Spring Boot has been the default Java framework for years. Its ecosystem covers data access, security, messaging, batch processing, and countless integrations. Developers benefit from extensive documentation, a huge community, and a deep talent pool. Traditional JVM startup is slower and memory use is higher, though Spring's AOT processing and native image support have narrowed the gap considerably in recent releases.

Quarkus was built for the container era. It performs much of its work at build time, producing applications that start in milliseconds and use little memory, especially when compiled to native executables with GraalVM. Its developer experience includes live coding that reflects changes instantly without restarts. Quarkus offers a rich extension catalog covering reactive and imperative styles, though it is smaller than Spring's overall ecosystem.

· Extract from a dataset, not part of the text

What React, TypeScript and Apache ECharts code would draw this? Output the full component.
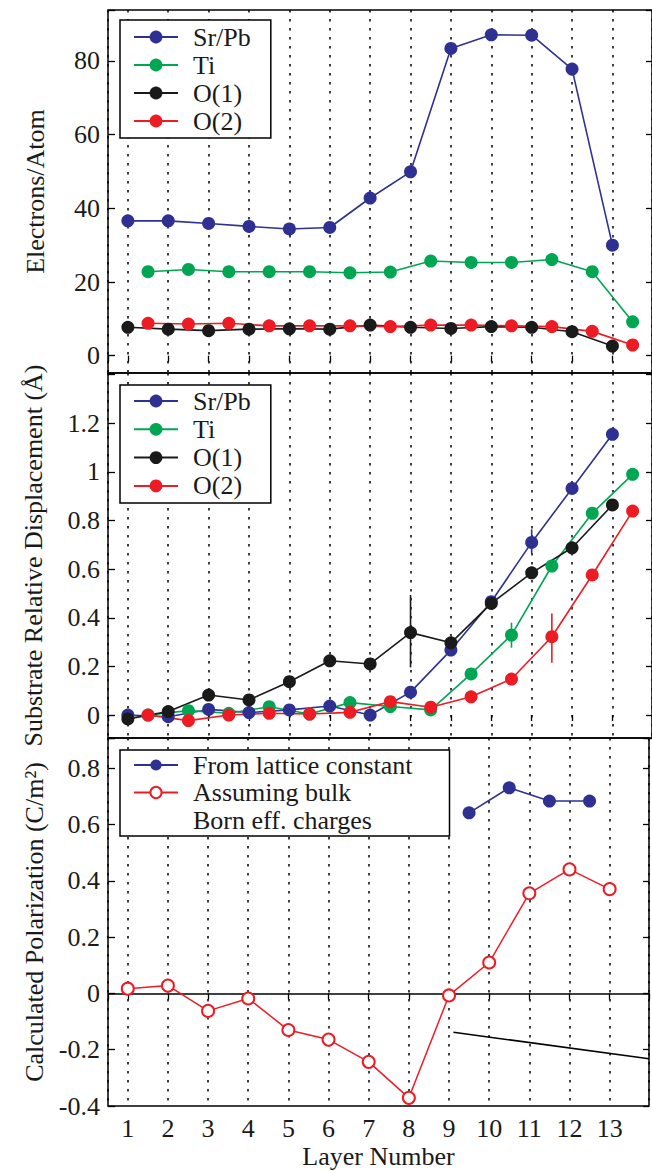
import React, { useEffect, useRef } from "react";
import * as echarts from "echarts";

// ---------- data ----------
const layers = [1, 2, 3, 4, 5, 6, 7, 8, 9, 10, 11, 12, 13];
const halfLayers = [1.5, 2.5, 3.5, 4.5, 5.5, 6.5, 7.5, 8.5, 9.5, 10.5, 11.5, 12.5, 13.5];
const seriesNames = ["Sr/Pb", "Ti", "O(1)", "O(2)"];

// Panel 1: Electrons/Atom
const chargeSrPb = [36.6, 36.6, 35.9, 35.1, 34.4, 34.8, 42.8, 49.9, 83.4, 87.1, 87.0, 77.8, 30.0];
const chargeTi = [22.8, 23.4, 22.8, 22.8, 22.8, 22.5, 22.7, 25.7, 25.3, 25.3, 26.1, 22.8, 9.2];
const chargeO1 = [7.7, 7.2, 6.8, 7.2, 7.3, 7.2, 8.3, 7.7, 7.4, 7.9, 7.7, 6.5, 2.6];
const chargeO2 = [8.8, 8.6, 8.8, 8.1, 8.1, 8.1, 7.9, 8.3, 8.3, 8.1, 7.9, 6.6, 2.9];

// Panel 2: Substrate relative displacement (Å)
const dispSrPb = [0.0, -0.007, 0.023, 0.01, 0.021, 0.037, 0.0, 0.094, 0.267, 0.466, 0.71, 0.932, 1.155];
const dispTi = [0.0, 0.018, 0.007, 0.034, 0.004, 0.051, 0.035, 0.021, 0.169, 0.329, 0.613, 0.83, 0.99];
const dispO1 = [-0.016, 0.014, 0.082, 0.062, 0.137, 0.223, 0.21, 0.339, 0.297, 0.459, 0.585, 0.688, 0.864];
const dispO2 = [0.0, -0.023, 0.0, 0.007, 0.004, 0.011, 0.055, 0.032, 0.075, 0.148, 0.322, 0.576, 0.839];
// error bars: [layer, low, high, series]
const errorBars: [number, number, number, string][] = [
  [8, 0.196, 0.494, "O(1)"],
  [11, 0.665, 0.764, "Sr/Pb"],
  [10.5, 0.277, 0.38, "Ti"],
  [11.5, 0.215, 0.418, "O(2)"],
];

// Panel 3: Calculated polarization (C/m^2)
const latticeLayers = [9.5, 10.5, 11.5, 12.5];
const polLattice = [0.642, 0.731, 0.684, 0.684];
const polBulk = [0.017, 0.028, -0.062, -0.018, -0.13, -0.164, -0.243, -0.371, -0.007, 0.11, 0.356, 0.441, 0.371];
const pointerLine = [
  [9.11, -0.138],
  [13.98, -0.232],
];

// axis extents and labelled tick ranges
const xMin = 0.508;
const xMax = 13.98;
const yRanges: [number, number][] = [
  [-4.7, 93.84],
  [-0.0946, 1.407],
  [-0.4, 0.908],
];
const yStep = [20, 0.2, 0.2];
const yLabelMax = [80, 1.2, 0.8];

// ---------- styling ----------
const FONT = "'Liberation Serif', 'Times New Roman', Times, serif";
const FS = 26;
const TXT = "#1a1a1a";
const colors: Record<string, string> = {
  "Sr/Pb": "#2e3192",
  Ti: "#00a651",
  "O(1)": "#1a1a1a",
  "O(2)": "#ed1c24",
};

const grids = [
  { top: 10, height: 363 },
  { top: 373, height: 365 },
  { top: 738, height: 368 },
];

function isMult(v: number, step: number) {
  const r = v / step;
  return Math.abs(r - Math.round(r)) < 1e-6;
}

function fmtNum(v: number) {
  return String(parseFloat(v.toFixed(3)));
}

function zip(xs: number[], ys: number[]) {
  return xs.map((x, i) => [x, ys[i]]);
}

function buildOption() {
  const grid = grids.map((g) => ({
    left: 108,
    right: -4,
    top: g.top,
    height: g.height,
    show: true,
    borderColor: "#000",
    borderWidth: 1.5,
    backgroundColor: "transparent",
    containLabel: false,
  }));

  const xAxis: any[] = [];
  const yAxis: any[] = [];
  const names = [
    "Electrons/Atom",
    "Substrate Relative Displacement (Å)",
    "Calculated Polarization (C/m²)",
  ];
  const gaps = [60, 62, 59];
  const splits = [5, 7, 6];
  grids.forEach((_, i) => {
    xAxis.push({
      type: "value",
      gridIndex: i,
      position: "bottom",
      min: xMin,
      max: xMax,
      splitNumber: 13,
      axisLine: { show: false },
      axisTick: { show: false },
      splitLine: { show: true, lineStyle: { color: "#000", type: [2.5, 6.5], width: 1.5 } },
      axisLabel: {
        show: i === 2,
        margin: 9,
        fontFamily: FONT,
        fontSize: FS,
        color: TXT,
        formatter: (v: number) => (isMult(v, 1) && v >= 1 && v <= 13 ? String(Math.round(v)) : ""),
      },
      name: i === 2 ? "Layer Number" : "",
      nameLocation: "middle",
      nameGap: 37,
      nameTextStyle: { fontFamily: FONT, fontSize: FS, color: TXT },
    });
    xAxis.push({
      type: "value",
      gridIndex: i,
      position: "top",
      min: xMin,
      max: xMax,
      splitNumber: 13,
      axisLine: { show: false },
      axisTick: { show: true, inside: true, length: 6, lineStyle: { color: "#000", width: 1.3 } },
      splitLine: { show: false },
      axisLabel: { show: false },
    });
    yAxis.push({
      type: "value",
      gridIndex: i,
      position: "left",
      min: yRanges[i][0],
      max: yRanges[i][1],
      splitNumber: splits[i],
      axisLine: { show: false },
      axisTick: { show: true, inside: true, length: 7, lineStyle: { color: "#000", width: 1.3 } },
      splitLine: { show: false },
      axisLabel: {
        margin: 8,
        fontFamily: FONT,
        fontSize: FS,
        color: TXT,
        formatter: (v: number) =>
          isMult(v, yStep[i]) && v <= yLabelMax[i] + 1e-9 ? fmtNum(v) : "",
      },
      name: names[i],
      nameLocation: "middle",
      nameGap: gaps[i],
      nameTextStyle: { fontFamily: FONT, fontSize: FS, color: TXT },
    });
    yAxis.push({
      type: "value",
      gridIndex: i,
      position: "right",
      min: yRanges[i][0],
      max: yRanges[i][1],
      splitNumber: splits[i],
      axisLine: { show: false },
      axisTick: { show: true, inside: true, length: 6, lineStyle: { color: "#000", width: 1.3 } },
      splitLine: { show: false },
      axisLabel: { show: false },
    });
  });

  const lineSeries = (name: string, xs: number[], ys: number[], panel: number) => ({
    type: "line",
    name,
    xAxisIndex: panel * 2,
    yAxisIndex: panel * 2,
    data: zip(xs, ys),
    symbol: "circle",
    symbolSize: 13,
    showSymbol: true,
    lineStyle: { color: colors[name], width: 1.6 },
    itemStyle: { color: colors[name] },
    emphasis: { disabled: true },
    z: 3,
  });

  const series: any[] = [
    lineSeries("Sr/Pb", layers, chargeSrPb, 0),
    lineSeries("Ti", halfLayers, chargeTi, 0),
    lineSeries("O(1)", layers, chargeO1, 0),
    lineSeries("O(2)", halfLayers, chargeO2, 0),
    lineSeries("Sr/Pb", layers, dispSrPb, 1),
    lineSeries("Ti", halfLayers, dispTi, 1),
    lineSeries("O(1)", layers, dispO1, 1),
    lineSeries("O(2)", halfLayers, dispO2, 1),
    {
      type: "custom",
      xAxisIndex: 2,
      yAxisIndex: 2,
      data: errorBars.map((e) => [e[0], e[1], e[2], seriesNames.indexOf(e[3])]),
      encode: { x: 0, y: [1, 2] },
      z: 4,
      silent: true,
      renderItem: (params: any, api: any) => {
        const x = api.value(0);
        const p1 = api.coord([x, api.value(1)]);
        const p2 = api.coord([x, api.value(2)]);
        const c = colors[seriesNames[api.value(3)]];
        return {
          type: "line",
          shape: { x1: p1[0], y1: p1[1], x2: p2[0], y2: p2[1] },
          style: { stroke: c, lineWidth: 1.6 },
        };
      },
    },
    {
      type: "line",
      name: "From lattice constant",
      xAxisIndex: 4,
      yAxisIndex: 4,
      data: zip(latticeLayers, polLattice),
      symbol: "circle",
      symbolSize: 13,
      lineStyle: { color: colors["Sr/Pb"], width: 1.6 },
      itemStyle: { color: colors["Sr/Pb"] },
      emphasis: { disabled: true },
      z: 3,
    },
    {
      type: "line",
      name: "Assuming bulk",
      xAxisIndex: 4,
      yAxisIndex: 4,
      data: zip(layers, polBulk),
      symbol: "emptyCircle",
      symbolSize: 12,
      lineStyle: { color: colors["O(2)"], width: 1.5 },
      itemStyle: { color: colors["O(2)"], borderWidth: 1.5, borderColor: colors["O(2)"] },
      emphasis: { disabled: true },
      z: 3,
      markLine: {
        silent: true,
        symbol: ["none", "none"],
        label: { show: false },
        lineStyle: { color: "#000", type: "solid", width: 1.6 },
        data: [{ yAxis: 0 }],
        z: 2,
      },
    },
    {
      type: "line",
      name: "Born eff. charges",
      xAxisIndex: 4,
      yAxisIndex: 4,
      data: [],
      symbol: "none",
      lineStyle: { opacity: 0 },
      itemStyle: { opacity: 0 },
    },
    {
      type: "line",
      xAxisIndex: 4,
      yAxisIndex: 4,
      data: pointerLine,
      symbol: "none",
      lineStyle: { color: "#000", width: 1.6 },
      silent: true,
      z: 2,
    },
  ];

  const legendBase = {
    orient: "vertical",
    left: 120,
    itemWidth: 44,
    itemHeight: 16,
    backgroundColor: "#fff",
    borderColor: "#000",
    borderWidth: 1.5,
    borderRadius: 0,
    selectedMode: false,
    textStyle: {
      fontFamily: FONT,
      fontSize: FS,
      color: TXT,
      lineHeight: 26,
      padding: [0, 0, 0, 10],
    },
    z: 10,
  };

  const legend = [
    {
      ...legendBase,
      top: 20,
      itemGap: 2,
      padding: [4, 20, 4, 13],
      data: seriesNames,
    },
    {
      ...legendBase,
      top: 385,
      itemGap: 2.3,
      padding: [3, 20, 4, 13],
      data: seriesNames,
    },
    {
      ...legendBase,
      top: 750,
      itemGap: 1.5,
      itemHeight: 14,
      padding: [2, 37, 3, 13],
      data: [
        "From lattice constant",
        "Assuming bulk",
        { name: "Born eff. charges", itemStyle: { opacity: 0 }, lineStyle: { opacity: 0 } },
      ],
    },
  ];

  return {
    animation: false,
    backgroundColor: "#fff",
    grid,
    xAxis,
    yAxis,
    legend,
    series,
  };
}

export default function App() {
  const ref = useRef<HTMLDivElement>(null);
  useEffect(() => {
    if (!ref.current) return;
    const chart = echarts.init(ref.current, null, { renderer: "svg" });
    chart.setOption(buildOption() as any);
    return () => chart.dispose();
  }, []);
  return (
    <div
      ref={ref}
      style={{ position: "absolute", left: 0, top: 0, width: 652, height: 1171, overflow: "hidden" }}
    />
  );
}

The two also differ in how they approach reactive programming and cloud integration. Quarkus embraces reactive patterns and Kubernetes-native conventions from the ground up, while Spring offers reactive support through Spring WebFlux alongside its traditional servlet stack. Both can run reactive or blocking workloads, but Quarkus leans more cloud-native by default.

The central trade-off is mature breadth versus cloud-native efficiency. For workloads where startup time and memory directly affect cost, such as serverless or densely packed Kubernetes clusters, Quarkus has a clear edge. For broad integration needs and existing expertise, Spring Boot remains compelling.

When to Choose Spring Boot

Choose Spring Boot when you want the largest ecosystem, proven stability, and a deep talent pool. It excels for complex enterprise systems that rely on many integrations, and for teams already fluent in Spring. Startup time matters less for long-running services, so the heavier baseline is rarely a problem there.

When to Choose Quarkus

Choose Quarkus when deploying to Kubernetes or serverless platforms where fast startup and low memory reduce cost. Its native compilation and build-time optimizations make it ideal for scale-to-zero workloads and high-density containers. The developer experience is excellent for cloud-native teams iterating quickly.

Verdict

Spring Boot wins on ecosystem and maturity; Quarkus wins on cloud-native efficiency. If you prioritize integrations and stability, choose Spring Boot. If startup time, memory, and container density drive your costs, Quarkus is the stronger fit. Many organizations use both, picking each per workload.